Give the data below again exactly as it stands. Omit the pictures.

* * * *

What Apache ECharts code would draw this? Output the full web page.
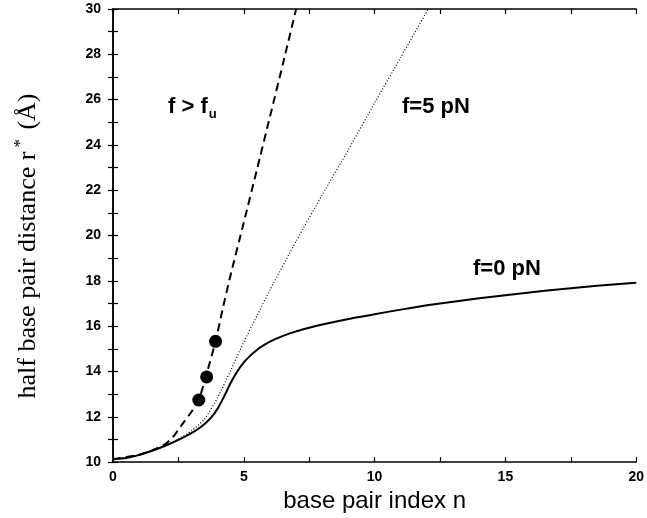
<!DOCTYPE html>
<html>
<head>
<meta charset="utf-8">
<script src="https://cdn.jsdelivr.net/npm/echarts@6/dist/echarts.min.js"></script>
<style>
html,body{margin:0;padding:0;background:#fff;}
#chart{width:647px;height:518px;}
</style>
</head>
<body>
<div id="chart"></div>
<script>
// f = 0 pN (solid)
const zeroX = [0, 0.5, 1, 1.5, 2, 2.5, 3, 3.25, 3.5, 3.75, 4, 4.25, 4.5, 4.75, 5, 5.25, 5.5, 5.75, 6, 6.5, 7, 7.5, 8, 9, 10, 11, 12, 13, 14, 15, 16, 17, 18, 19, 20];
const zeroY = [10.13, 10.18, 10.32, 10.5, 10.72, 10.98, 11.28, 11.46, 11.68, 11.96, 12.36, 12.9, 13.5, 14.0, 14.4, 14.7, 14.95, 15.15, 15.32, 15.57, 15.77, 15.93, 16.07, 16.32, 16.53, 16.73, 16.92, 17.08, 17.23, 17.37, 17.5, 17.62, 17.73, 17.83, 17.92];
// f = 5 pN (dotted)
const fiveX = [0, 1, 2, 2.5, 3, 3.5, 4, 4.5, 5, 5.5, 6, 7, 8, 9, 10, 11, 12.05];
const fiveY = [10.13, 10.32, 10.74, 11.02, 11.38, 11.9, 12.85, 14.05, 15.3, 16.45, 17.6, 19.75, 21.8, 23.8, 25.85, 27.87, 30];
// f > f_u (dashed)
const highX = [0, 1, 1.5, 2, 2.3, 2.68, 3.0, 3.28, 3.58, 3.92, 4.2, 4.47, 5, 5.5, 6, 6.5, 7.0];
const highY = [10.13, 10.32, 10.52, 10.8, 11.12, 11.72, 12.22, 12.74, 13.9, 15.33, 16.8, 18.14, 20.58, 22.9, 25.25, 27.6, 30];
// circles
const dotX = [3.28, 3.58, 3.92];
const dotY = [12.74, 13.76, 15.33];
// axes
const xTicks = [0, 5, 10, 15, 20];
const yTicks = [10, 12, 14, 16, 18, 20, 22, 24, 26, 28, 30];

const zip = (xs, ys) => xs.map((x, i) => [x, ys[i]]);

const chart = echarts.init(document.getElementById('chart'), null, {renderer: 'canvas'});
const tickStyle = {show: true, inside: true, length: 5, lineStyle: {color: '#000', width: 1.2}};
const minorStyle = {show: true, splitNumber: 2, length: 5, lineStyle: {color: '#000', width: 1.2}};
const lineAx = {show: true, lineStyle: {color: '#000', width: 1.5}};
const labelFont = {color: '#000', fontFamily: 'Liberation Sans, Arial, sans-serif', fontWeight: 'bold', fontSize: 14};

chart.setOption({
  animation: false,
  backgroundColor: '#fff',
  grid: {left: 113, right: 10, top: 9, bottom: 52, containLabel: false},
  xAxis: [{
    type: 'value', min: xTicks[0], max: xTicks[xTicks.length - 1], interval: 5, position: 'bottom',
    axisLine: lineAx, axisTick: tickStyle, minorTick: minorStyle, splitLine: {show: false},
    axisLabel: Object.assign({margin: 8}, labelFont),
    name: 'base pair index n', nameLocation: 'middle', nameGap: 24,
    nameTextStyle: {color: '#000', fontFamily: 'Liberation Sans, Arial, sans-serif', fontSize: 24}
  }, {
    type: 'value', min: xTicks[0], max: xTicks[xTicks.length - 1], interval: 5, position: 'top',
    axisLine: lineAx, axisTick: tickStyle, minorTick: minorStyle, splitLine: {show: false},
    axisLabel: {show: false}
  }],
  yAxis: [{
    type: 'value', min: yTicks[0], max: yTicks[yTicks.length - 1], interval: 2, position: 'left',
    axisLine: lineAx, axisTick: tickStyle, minorTick: minorStyle, splitLine: {show: false},
    axisLabel: Object.assign({margin: 12}, labelFont)
  }, {
    type: 'value', min: yTicks[0], max: yTicks[yTicks.length - 1], interval: 2, position: 'right',
    axisLine: lineAx, axisTick: tickStyle, minorTick: minorStyle, splitLine: {show: false},
    axisLabel: {show: false}
  }],
  series: [{
    type: 'line', name: 'f=0 pN', data: zip(zeroX, zeroY), showSymbol: false, smooth: 0.2,
    lineStyle: {color: '#000', width: 2, type: 'solid'}
  }, {
    type: 'line', name: 'f=5 pN', data: zip(fiveX, fiveY), showSymbol: false, smooth: 0.2,
    lineStyle: {color: '#000', width: 1.2, type: [1, 2]}
  }, {
    type: 'line', name: 'f>fu', data: zip(highX, highY), showSymbol: false, smooth: 0.2,
    lineStyle: {color: '#000', width: 2, type: [8, 5]}
  }, {
    type: 'scatter', data: zip(dotX, dotY), symbol: 'circle', symbolSize: 13,
    itemStyle: {color: '#000', opacity: 1}
  }],
  graphic: [{
    type: 'text', x: 28, y: 246, rotation: Math.PI / 2,
    style: {
      text: 'half base pair distance r{sup|*} (Å)', fill: '#000',
      font: '26px "Liberation Serif", "Times New Roman", serif',
      align: 'center', verticalAlign: 'middle',
      rich: {sup: {font: '17px "Liberation Serif", serif', fill: '#000', padding: [0, 3, 14, 4]}}
    }
  }, {
    type: 'text', left: 168, top: 96,
    style: {
      text: 'f > f{sub|u}', fill: '#000',
      font: 'bold 22px "Liberation Sans", Arial, sans-serif',
      rich: {sub: {font: 'bold 13px "Liberation Sans", Arial, sans-serif', fill: '#000', padding: [14, 0, 0, 1]}}
    }
  }, {
    type: 'text', left: 402, top: 96,
    style: {text: 'f=5 pN', fill: '#000', font: 'bold 22px "Liberation Sans", Arial, sans-serif'}
  }, {
    type: 'text', left: 473, top: 258,
    style: {text: 'f=0 pN', fill: '#000', font: 'bold 22px "Liberation Sans", Arial, sans-serif'}
  }]
});
</script>
</body>
</html>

* * * *

**Complete response:**
What Apache ECharts code would draw this? Output the full web page.
<!DOCTYPE html>
<html>
<head>
<meta charset="utf-8">
<script src="https://cdn.jsdelivr.net/npm/echarts@6/dist/echarts.min.js"></script>
<style>
html,body{margin:0;padding:0;background:#fff;}
#chart{width:647px;height:518px;}
</style>
</head>
<body>
<div id="chart"></div>
<script>
// f = 0 pN (solid)
const zeroX = [0, 0.5, 1, 1.5, 2, 2.5, 3, 3.25, 3.5, 3.75, 4, 4.25, 4.5, 4.75, 5, 5.25, 5.5, 5.75, 6, 6.5, 7, 7.5, 8, 9, 10, 11, 12, 13, 14, 15, 16, 17, 18, 19, 20];
const zeroY = [10.13, 10.18, 10.32, 10.5, 10.72, 10.98, 11.28, 11.46, 11.68, 11.96, 12.36, 12.9, 13.5, 14.0, 14.4, 14.7, 14.95, 15.15, 15.32, 15.57, 15.77, 15.93, 16.07, 16.32, 16.53, 16.73, 16.92, 17.08, 17.23, 17.37, 17.5, 17.62, 17.73, 17.83, 17.92];
// f = 5 pN (dotted)
const fiveX = [0, 1, 2, 2.5, 3, 3.5, 4, 4.5, 5, 5.5, 6, 7, 8, 9, 10, 11, 12.05];
const fiveY = [10.13, 10.32, 10.74, 11.02, 11.38, 11.9, 12.85, 14.05, 15.3, 16.45, 17.6, 19.75, 21.8, 23.8, 25.85, 27.87, 30];
// f > f_u (dashed)
const highX = [0, 1, 1.5, 2, 2.3, 2.68, 3.0, 3.28, 3.58, 3.92, 4.2, 4.47, 5, 5.5, 6, 6.5, 7.0];
const highY = [10.13, 10.32, 10.52, 10.8, 11.12, 11.72, 12.22, 12.74, 13.9, 15.33, 16.8, 18.14, 20.58, 22.9, 25.25, 27.6, 30];
// circles
const dotX = [3.28, 3.58, 3.92];
const dotY = [12.74, 13.76, 15.33];
// axes
const xTicks = [0, 5, 10, 15, 20];
const yTicks = [10, 12, 14, 16, 18, 20, 22, 24, 26, 28, 30];

const zip = (xs, ys) => xs.map((x, i) => [x, ys[i]]);

const chart = echarts.init(document.getElementById('chart'), null, {renderer: 'canvas'});
const tickStyle = {show: true, inside: true, length: 5, lineStyle: {color: '#000', width: 1.2}};
const minorStyle = {show: true, splitNumber: 2, length: 5, lineStyle: {color: '#000', width: 1.2}};
const lineAx = {show: true, lineStyle: {color: '#000', width: 1.5}};
const labelFont = {color: '#000', fontFamily: 'Liberation Sans, Arial, sans-serif', fontWeight: 'bold', fontSize: 14};

chart.setOption({
  animation: false,
  backgroundColor: '#fff',
  grid: {left: 113, right: 10, top: 9, bottom: 52, containLabel: false},
  xAxis: [{
    type: 'value', min: xTicks[0], max: xTicks[xTicks.length - 1], interval: 5, position: 'bottom',
    axisLine: lineAx, axisTick: tickStyle, minorTick: minorStyle, splitLine: {show: false},
    axisLabel: Object.assign({margin: 8}, labelFont),
    name: 'base pair index n', nameLocation: 'middle', nameGap: 24,
    nameTextStyle: {color: '#000', fontFamily: 'Liberation Sans, Arial, sans-serif', fontSize: 24}
  }, {
    type: 'value', min: xTicks[0], max: xTicks[xTicks.length - 1], interval: 5, position: 'top',
    axisLine: lineAx, axisTick: tickStyle, minorTick: minorStyle, splitLine: {show: false},
    axisLabel: {show: false}
  }],
  yAxis: [{
    type: 'value', min: yTicks[0], max: yTicks[yTicks.length - 1], interval: 2, position: 'left',
    axisLine: lineAx, axisTick: tickStyle, minorTick: minorStyle, splitLine: {show: false},
    axisLabel: Object.assign({margin: 12}, labelFont)
  }, {
    type: 'value', min: yTicks[0], max: yTicks[yTicks.length - 1], interval: 2, position: 'right',
    axisLine: lineAx, axisTick: tickStyle, minorTick: minorStyle, splitLine: {show: false},
    axisLabel: {show: false}
  }],
  series: [{
    type: 'line', name: 'f=0 pN', data: zip(zeroX, zeroY), showSymbol: false, smooth: 0.2,
    lineStyle: {color: '#000', width: 2, type: 'solid'}
  }, {
    type: 'line', name: 'f=5 pN', data: zip(fiveX, fiveY), showSymbol: false, smooth: 0.2,
    lineStyle: {color: '#000', width: 1.2, type: [1, 2]}
  }, {
    type: 'line', name: 'f>fu', data: zip(highX, highY), showSymbol: false, smooth: 0.2,
    lineStyle: {color: '#000', width: 2, type: [8, 5]}
  }, {
    type: 'scatter', data: zip(dotX, dotY), symbol: 'circle', symbolSize: 13,
    itemStyle: {color: '#000', opacity: 1}
  }],
  graphic: [{
    type: 'text', x: 28, y: 246, rotation: Math.PI / 2,
    style: {
      text: 'half base pair distance r{sup|*} (Å)', fill: '#000',
      font: '26px "Liberation Serif", "Times New Roman", serif',
      align: 'center', verticalAlign: 'middle',
      rich: {sup: {font: '17px "Liberation Serif", serif', fill: '#000', padding: [0, 3, 14, 4]}}
    }
  }, {
    type: 'text', left: 168, top: 96,
    style: {
      text: 'f > f{sub|u}', fill: '#000',
      font: 'bold 22px "Liberation Sans", Arial, sans-serif',
      rich: {sub: {font: 'bold 13px "Liberation Sans", Arial, sans-serif', fill: '#000', padding: [14, 0, 0, 1]}}
    }
  }, {
    type: 'text', left: 402, top: 96,
    style: {text: 'f=5 pN', fill: '#000', font: 'bold 22px "Liberation Sans", Arial, sans-serif'}
  }, {
    type: 'text', left: 473, top: 258,
    style: {text: 'f=0 pN', fill: '#000', font: 'bold 22px "Liberation Sans", Arial, sans-serif'}
  }]
});
</script>
</body>
</html>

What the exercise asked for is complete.